In "Scarlet, the Sequel," Williams writes about watching Thursday afternoon T.V. shows. "The one that riveted me most," she writes, "was a particularly passionate televangelist who screamed and ranted against a government that provides any money at all to women who `fornicate.' "

Williams says the word "fornicate" makes her feel as if she has "entered the realm of The Scarlet Letter." And she brings the analogy home.

"Would Hester Prynne survive in today's sin-obsessed yet multi-orgasmic family circus? Would we find her held up for mockery in the new-age stockades of the Rush Limbaugh show? Would she die in small increments in a homeless shelter, the slow-motion equivalent of a public stoning? Or would she end up like a typical woman on welfare--a young white woman with children who is fully convinced she is not typical but just temporarily down on her luck. And what if poor Hester were black?"

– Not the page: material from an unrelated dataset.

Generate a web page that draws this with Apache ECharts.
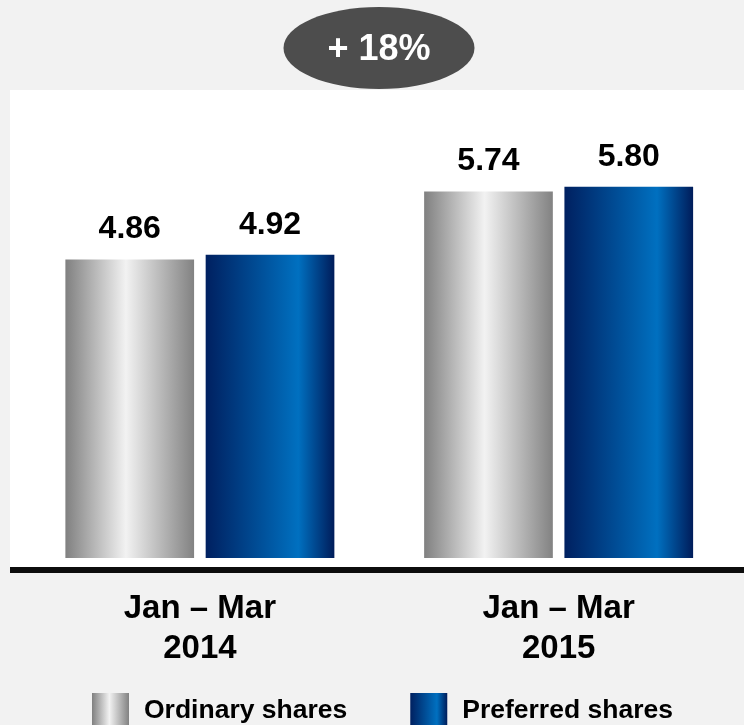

Williams has closely studied the complexities of American hatred, and she uses her knowledge to decode the current language of U.S. social policy. On the subject of affirmative action, for example, she gives a dose of informed good sense, a cooling antidote to the popular rumor that, if minorities and women win, white men will lose:

"In fact, affirmative action and minority set-aside programs are vastly more complicated than this `you're-in, I'm-out' conception suggests. Nothing in this rigid win-loss dichotomy permits the notion that everyone could end up a beneficiary, that expansion rather than substitution might be possible, and that the favoring of multiple cultures is enhancement of the total rather than a sweepingly reflexive act of favoritism for anything other than the monolithic purity of an all-white nation."

Williams is essential reading for those of us who are baffled by the ever-mutating, eerily familiar presence of hatred in the United States. She approaches her subjects with respect and care, and asks the same of us.